The mummy is a so-called apartment mummy, one of those cases where a quite isolated and ill individual died in his bed. In the case investigated it did take four years until the corpse was discovered. Besides signs of putrefaction and damages caused by maggots the corpse was well preserved by desiccation. In contrast to the samples of the much older cases the samples still smelled and part of the odor was rancid. In addition the sample was leaving fatty signs when put on paper. So the mummification and/or decay processes were still in progress to a certain extent. The subcutaneous fat sample with dermis was taken from the thigh.

Fresh tissue

A soft fresh tissue taken from the right posterior thigh of a 38-year-old white male.

Rehydration

Tissues from the 5,300 year old Iceman (Oetzi), the 2400 year old Scythian princess, the 2,400 year old Scythian warrior and a 4 year old apartment mummy were used for this study. First, all mummy tissues were rehydrated with a mixture of Na2CO3:ethanol:water (2:3:5, v:v:v) for 36 hours. Pellets and supernatants were separated and analyzed individually.

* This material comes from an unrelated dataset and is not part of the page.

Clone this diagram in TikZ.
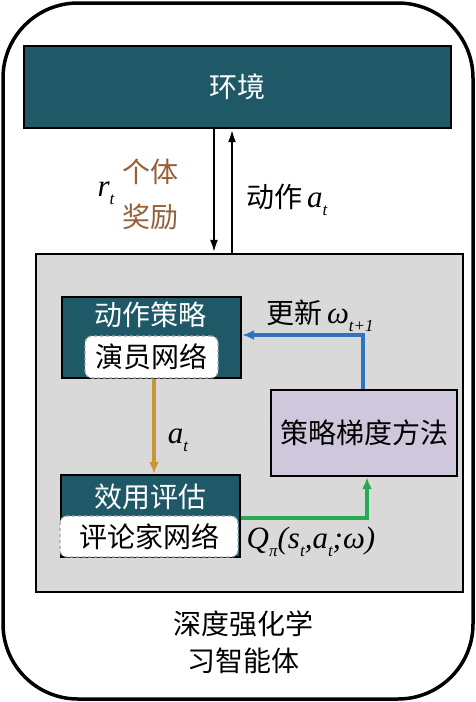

A soft fresh tissue was used to compare overall glycosylation with mummy tissues. Because fresh tissue sample was not as dry as mummy samples, rehydration process was by-passed and glycans were directly released from tissue after homogenization.

Glycan release

PNGase F-based enzymatic release was used for N-glycan analysis and O-glycans were chemically released by beta-elimination using sodium hydroxide and additionally sodium borohydride to prevent degradation of glycans. All glycans were readily purified and enriched using a graphitized carbon (PGC) cartridge. Accordingly, the N and O-glycans were analyzed by microfluidic chip-based nano-high pressure liquid chromatography quadrupole time-of-flight mass spectrometry (HPLC-Chip/Q-TOF MS). Structural elucidation of abundant N-glycans found in mummy tissues was performed using tandem MS.

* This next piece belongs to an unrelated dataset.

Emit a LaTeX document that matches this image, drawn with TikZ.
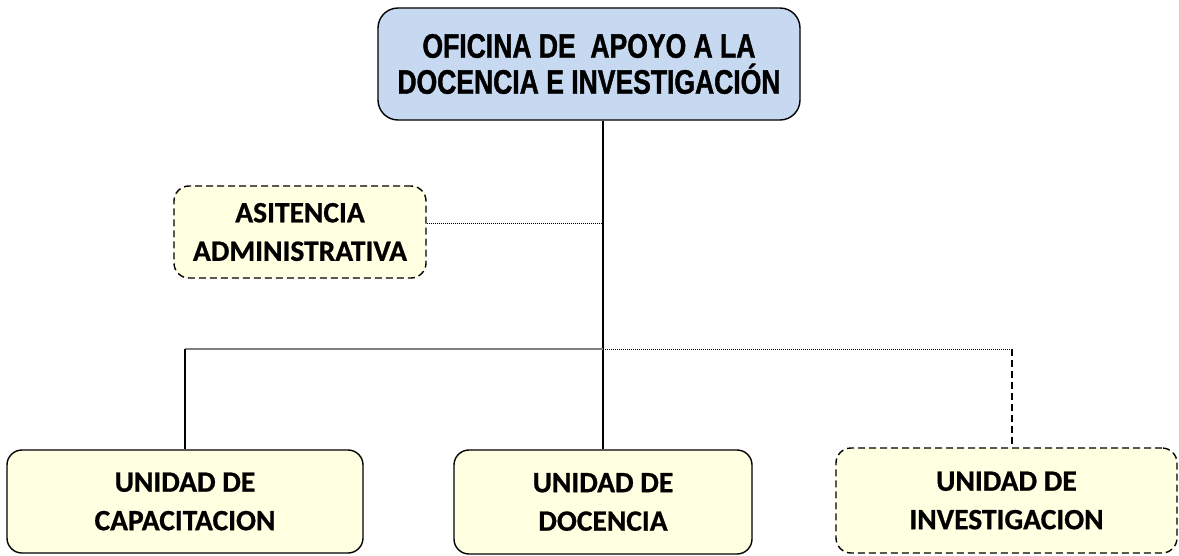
\documentclass[tikz,border=0pt]{standalone}
\usepackage{fontspec}
\newfontfamily\narrowfont[FakeStretch=0.78,FakeBold=1.2]{Liberation Sans}
\newfontfamily\calfont[FakeBold=0.8]{Carlito}
\definecolor{topblue}{RGB}{198,217,241}
\definecolor{paleyel}{RGB}{255,255,225}
\definecolor{busgray}{RGB}{128,128,128}
\begin{document}
\begin{tikzpicture}[x=1pt,y=-1pt,
  topbox/.style={draw=black,line width=1.4pt,rounded corners=20pt,fill=topblue,
    minimum width=422pt,minimum height=112pt,align=center,inner sep=0pt,
    font=\narrowfont\bfseries\fontsize{34}{36}\selectfont},
  unitbox/.style={draw=black,line width=1.4pt,rounded corners=15pt,fill=paleyel,
    align=center,inner sep=0pt,font=\calfont\bfseries\fontsize{29.5}{38.5}\selectfont},
  dashbox/.style={unitbox,dashed,dash pattern=on 7pt off 4pt},
  conn/.style={draw=black,line width=1.2pt},
  dotconn/.style={draw=black,line width=0.9pt,dash pattern=on 1pt off 1pt},
  busline/.style={draw=busgray,line width=1.4pt}
]
\useasboundingbox (0,0) rectangle (1179,555);
\node[topbox] (top) at (589,64) {OFICINA DE \ APOYO A LA\\DOCENCIA E INVESTIGACIÓN};
\node[dashbox,minimum width=252pt,minimum height=92pt] (asist) at (300,232) {ASITENCIA\\ADMINISTRATIVA};
\node[unitbox,minimum width=356pt,minimum height=103pt] (cap) at (185,501.5) {UNIDAD DE\\CAPACITACION};
\node[unitbox,minimum width=298pt,minimum height=104pt] (doc) at (603,502) {UNIDAD DE\\DOCENCIA};
\node[dashbox,minimum width=341pt,minimum height=105pt] (inv) at (1006.5,500.5) {UNIDAD DE\\INVESTIGACION};
\coordinate (aj) at (603,223);
\coordinate (bus) at (603,349);
\coordinate (ij) at (1012,349);
% trunk
\draw[conn] (top.south -| doc.north) -- (doc.north);
% assistance link
\draw[dotconn] (asist.east |- aj) -- (aj);
% bus
\draw[busline] (cap.north |- bus) -- (bus);
\draw[conn] (cap.north |- bus) -- (cap.north);
\draw[dotconn] (bus) -- (ij);
\draw[conn,dash pattern=on 7pt off 4pt] (ij) -- (ij |- inv.north);
\end{tikzpicture}
\end{document}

N-glycan analysis by mass spectrometry

Fractionated and enriched glycans were analyzed using an Agilent 1200 series LC system connected to an Agilent 6520 Q-TOF MS (Agilent Technologies, Santa Clara, CA). The HPLC-Chip/Q-TOF system was equipped with a micro well-plate auto sampler (maintained at 6°C), a capillary loading pump for sample enrichment, a nano flow pump as the analytical pump for sample separation, HPLC-Chip Cube and the Agilent 6520 Q-TOF MS detector. Data dependent tandem data obtained following LC separation on the microfluidic chip consisting of a 4 mm × 0.040 mm i.d. enrichment column and a 43 mm × 0.075 mm i.d. analytical column, both packed with 5 μm porous graphitized carbon (PGC) as stationary phase. LC separation was yielded by using binary gradient solvent A, 3.0% acetonitrile/water (v/v) with 0.1% formic acid and B, 90% acetonitrile/water (v/v) with 0.1% formic acid. A flow rate of 4 μL/min of solvent A was used for sample loading with 2 μL injection volume. Gradient separation was performed using 0% B (0.00–2.50 min), 0 to 16% B (2.50–20.00 min), 16 to 44% B (20.00–30.00 min), 44 to 100% B (30.00–35.00 min) and 100% B (35.00–45.00 min). The drying gas temperature was set to 325°C with a flow rate of 4 L/min. MS and MS/MS spectra were obtained in the positive ionization mode with an acquisition time of 1587 milliseconds per spectrum and acquisition rate of 0.63 spectra per second. Tandem MS obtained by collision induced fragmentation with nitrogen as the collision gas using a series of collision energies that were dependent on the m/z values of the different glycans. The collision energies correspond to voltages (Vcollision) that were based on the equation: Vcollision = m/z (1.8/100 Da) volts-2.4 volts, where the slope and offset of the voltages were set at (1.8/100 Da) and (−2.4) respectively.